**What you have to do**
Write the records below out in full, character for character, with no pictures.

*** Stored records

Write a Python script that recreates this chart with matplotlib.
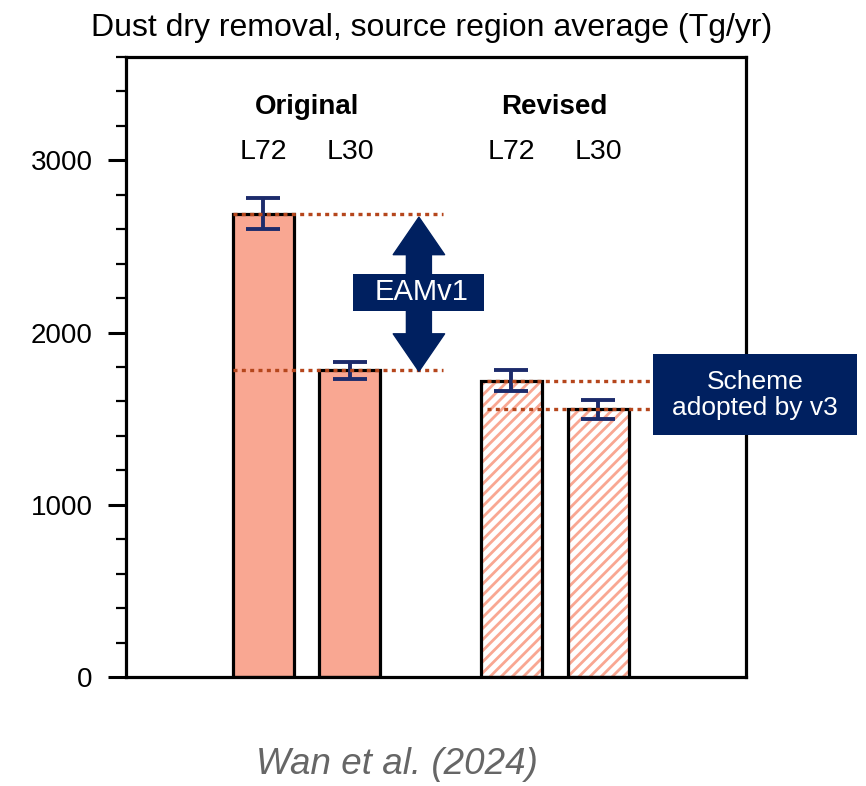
import numpy as np
import matplotlib
matplotlib.use("Agg")
import matplotlib.pyplot as plt
from matplotlib.patches import Rectangle

plt.rcParams['font.family'] = ['Liberation Sans', 'DejaVu Sans']
plt.rcParams['hatch.linewidth'] = 2.0

# data (Tg/yr)
groups = ["Original", "Revised"]
levels = ["L72", "L30", "L72", "L30"]
removal = [2690, 1780, 1720, 1555]
removal_err = [90, 50, 60, 55]
hatched = [False, False, True, True]
x_pos = [2.25, 3.67, 6.31, 7.74]

bar_color = '#f9a792'
navy = '#002060'
err_color = '#1c2b6b'
dot_color = '#b5461c'

fig = plt.figure(figsize=(8.66, 7.86), dpi=100)
ax = fig.add_axes([126/866, 1 - 677/786, 620/866, 620/786])
ax.set_xlim(0, 10.16)
ax.set_ylim(0, 3600)

for x, v, h in zip(x_pos, removal, hatched):
    if h:
        ax.bar(x, v, width=1.0, color='white', edgecolor=bar_color, hatch='///', linewidth=0, zorder=2)
        ax.bar(x, v, width=1.0, fill=False, edgecolor='black', linewidth=2.3, zorder=3)
    else:
        ax.bar(x, v, width=1.0, color=bar_color, edgecolor='black', linewidth=2.3, zorder=3)

ax.errorbar(x_pos, removal, yerr=removal_err, fmt='none', ecolor=err_color,
            elinewidth=2.8, capsize=12.5, capthick=2.8, zorder=5)

# dotted reference lines
dots = dict(color=dot_color, linewidth=2.4, linestyle=(0, (1.2, 1.3)), zorder=6, clip_on=False)
ax.plot([x_pos[0] - 0.5, 5.2], [removal[0]] * 2, **dots)
ax.plot([x_pos[0] - 0.5, 5.2], [removal[1]] * 2, **dots)
ax.plot([x_pos[2] - 0.4, 10.2], [removal[2]] * 2, **dots)
ax.plot([x_pos[2] - 0.4, 10.2], [removal[3]] * 2, **dots)

# EAMv1 double arrow
ax_x = 4.8
mid = (removal[0] + removal[1]) / 2
arrow = dict(arrowstyle='simple,head_width=1.85,head_length=1.35,tail_width=0.9',
             color=navy, shrinkA=0, shrinkB=0, mutation_scale=20)
ax.annotate('', xy=(ax_x, removal[0] - 20), xytext=(ax_x, mid), arrowprops=arrow, zorder=7)
ax.annotate('', xy=(ax_x, removal[1] - 5), xytext=(ax_x, mid), arrowprops=arrow, zorder=7)
bw, bh = 131/620, 37/620
bx = ax_x / 10.16
by = mid / 3600
ax.add_patch(Rectangle((bx - bw/2, by - bh/2), bw, bh, transform=ax.transAxes,
                       facecolor=navy, edgecolor='none', zorder=8))
ax.text(bx + 0.005, by, 'EAMv1', transform=ax.transAxes, ha='center', va='center',
        color='white', fontsize=21, zorder=9)

# scheme box
mid2 = (removal[2] + removal[3]) / 2
sw, sh = 204/620, 81/620
sx = (755 - 126) / 620
sy = mid2 / 3600
ax.add_patch(Rectangle((sx - sw/2, sy - sh/2), sw, sh, transform=ax.transAxes,
                       facecolor=navy, edgecolor='none', zorder=8, clip_on=False))
ax.text(sx, sy, 'Scheme\nadopted by v3', transform=ax.transAxes, ha='center', va='center',
        color='white', fontsize=19, linespacing=1.1, zorder=9, clip_on=False)

# group and level labels
for i, g in enumerate(groups):
    gx = (x_pos[2*i] + x_pos[2*i + 1]) / 2
    ax.text(gx, 0.919, g, transform=ax.get_xaxis_transform(), ha='center', va='center',
            fontsize=20, fontweight='bold')
for x, lv in zip(x_pos, levels):
    ax.text(x, 0.846, lv, transform=ax.get_xaxis_transform(), ha='center', va='center',
            fontsize=20.5)

ax.set_xticks([])
ax.set_yticks([0, 1000, 2000, 3000])
ax.set_yticks(np.arange(0, 3601, 200), minor=True)
ax.tick_params(axis='y', which='major', direction='out', length=13, width=2.2,
               labelsize=20, pad=11)
ax.tick_params(axis='y', which='minor', direction='out', length=7, width=1.6)
for s in ax.spines.values():
    s.set_linewidth(2.3)
    s.set_zorder(4)

fig.text(432/866, 1 - 28/786, 'Dust dry removal, source region average (Tg/yr)',
         ha='center', va='center', fontsize=23)
fig.text(397/866, 1 - 765/786, 'Wan et al. (2024)', ha='center', va='center',
         fontsize=26.5, style='italic', color='#666666')

fig.savefig('out.png', dpi=100)
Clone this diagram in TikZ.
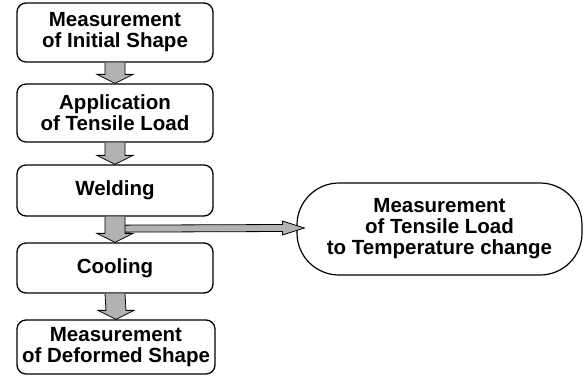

******

**Output for this task**
Write a Python script that recreates this chart with matplotlib.
import numpy as np
import matplotlib
matplotlib.use("Agg")
import matplotlib.pyplot as plt
from matplotlib.patches import Rectangle

plt.rcParams['font.family'] = ['Liberation Sans', 'DejaVu Sans']
plt.rcParams['hatch.linewidth'] = 2.0

# data (Tg/yr)
groups = ["Original", "Revised"]
levels = ["L72", "L30", "L72", "L30"]
removal = [2690, 1780, 1720, 1555]
removal_err = [90, 50, 60, 55]
hatched = [False, False, True, True]
x_pos = [2.25, 3.67, 6.31, 7.74]

bar_color = '#f9a792'
navy = '#002060'
err_color = '#1c2b6b'
dot_color = '#b5461c'

fig = plt.figure(figsize=(8.66, 7.86), dpi=100)
ax = fig.add_axes([126/866, 1 - 677/786, 620/866, 620/786])
ax.set_xlim(0, 10.16)
ax.set_ylim(0, 3600)

for x, v, h in zip(x_pos, removal, hatched):
    if h:
        ax.bar(x, v, width=1.0, color='white', edgecolor=bar_color, hatch='///', linewidth=0, zorder=2)
        ax.bar(x, v, width=1.0, fill=False, edgecolor='black', linewidth=2.3, zorder=3)
    else:
        ax.bar(x, v, width=1.0, color=bar_color, edgecolor='black', linewidth=2.3, zorder=3)

ax.errorbar(x_pos, removal, yerr=removal_err, fmt='none', ecolor=err_color,
            elinewidth=2.8, capsize=12.5, capthick=2.8, zorder=5)

# dotted reference lines
dots = dict(color=dot_color, linewidth=2.4, linestyle=(0, (1.2, 1.3)), zorder=6, clip_on=False)
ax.plot([x_pos[0] - 0.5, 5.2], [removal[0]] * 2, **dots)
ax.plot([x_pos[0] - 0.5, 5.2], [removal[1]] * 2, **dots)
ax.plot([x_pos[2] - 0.4, 10.2], [removal[2]] * 2, **dots)
ax.plot([x_pos[2] - 0.4, 10.2], [removal[3]] * 2, **dots)

# EAMv1 double arrow
ax_x = 4.8
mid = (removal[0] + removal[1]) / 2
arrow = dict(arrowstyle='simple,head_width=1.85,head_length=1.35,tail_width=0.9',
             color=navy, shrinkA=0, shrinkB=0, mutation_scale=20)
ax.annotate('', xy=(ax_x, removal[0] - 20), xytext=(ax_x, mid), arrowprops=arrow, zorder=7)
ax.annotate('', xy=(ax_x, removal[1] - 5), xytext=(ax_x, mid), arrowprops=arrow, zorder=7)
bw, bh = 131/620, 37/620
bx = ax_x / 10.16
by = mid / 3600
ax.add_patch(Rectangle((bx - bw/2, by - bh/2), bw, bh, transform=ax.transAxes,
                       facecolor=navy, edgecolor='none', zorder=8))
ax.text(bx + 0.005, by, 'EAMv1', transform=ax.transAxes, ha='center', va='center',
        color='white', fontsize=21, zorder=9)

# scheme box
mid2 = (removal[2] + removal[3]) / 2
sw, sh = 204/620, 81/620
sx = (755 - 126) / 620
sy = mid2 / 3600
ax.add_patch(Rectangle((sx - sw/2, sy - sh/2), sw, sh, transform=ax.transAxes,
                       facecolor=navy, edgecolor='none', zorder=8, clip_on=False))
ax.text(sx, sy, 'Scheme\nadopted by v3', transform=ax.transAxes, ha='center', va='center',
        color='white', fontsize=19, linespacing=1.1, zorder=9, clip_on=False)

# group and level labels
for i, g in enumerate(groups):
    gx = (x_pos[2*i] + x_pos[2*i + 1]) / 2
    ax.text(gx, 0.919, g, transform=ax.get_xaxis_transform(), ha='center', va='center',
            fontsize=20, fontweight='bold')
for x, lv in zip(x_pos, levels):
    ax.text(x, 0.846, lv, transform=ax.get_xaxis_transform(), ha='center', va='center',
            fontsize=20.5)

ax.set_xticks([])
ax.set_yticks([0, 1000, 2000, 3000])
ax.set_yticks(np.arange(0, 3601, 200), minor=True)
ax.tick_params(axis='y', which='major', direction='out', length=13, width=2.2,
               labelsize=20, pad=11)
ax.tick_params(axis='y', which='minor', direction='out', length=7, width=1.6)
for s in ax.spines.values():
    s.set_linewidth(2.3)
    s.set_zorder(4)

fig.text(432/866, 1 - 28/786, 'Dust dry removal, source region average (Tg/yr)',
         ha='center', va='center', fontsize=23)
fig.text(397/866, 1 - 765/786, 'Wan et al. (2024)', ha='center', va='center',
         fontsize=26.5, style='italic', color='#666666')

fig.savefig('out.png', dpi=100)
Clone this diagram in TikZ.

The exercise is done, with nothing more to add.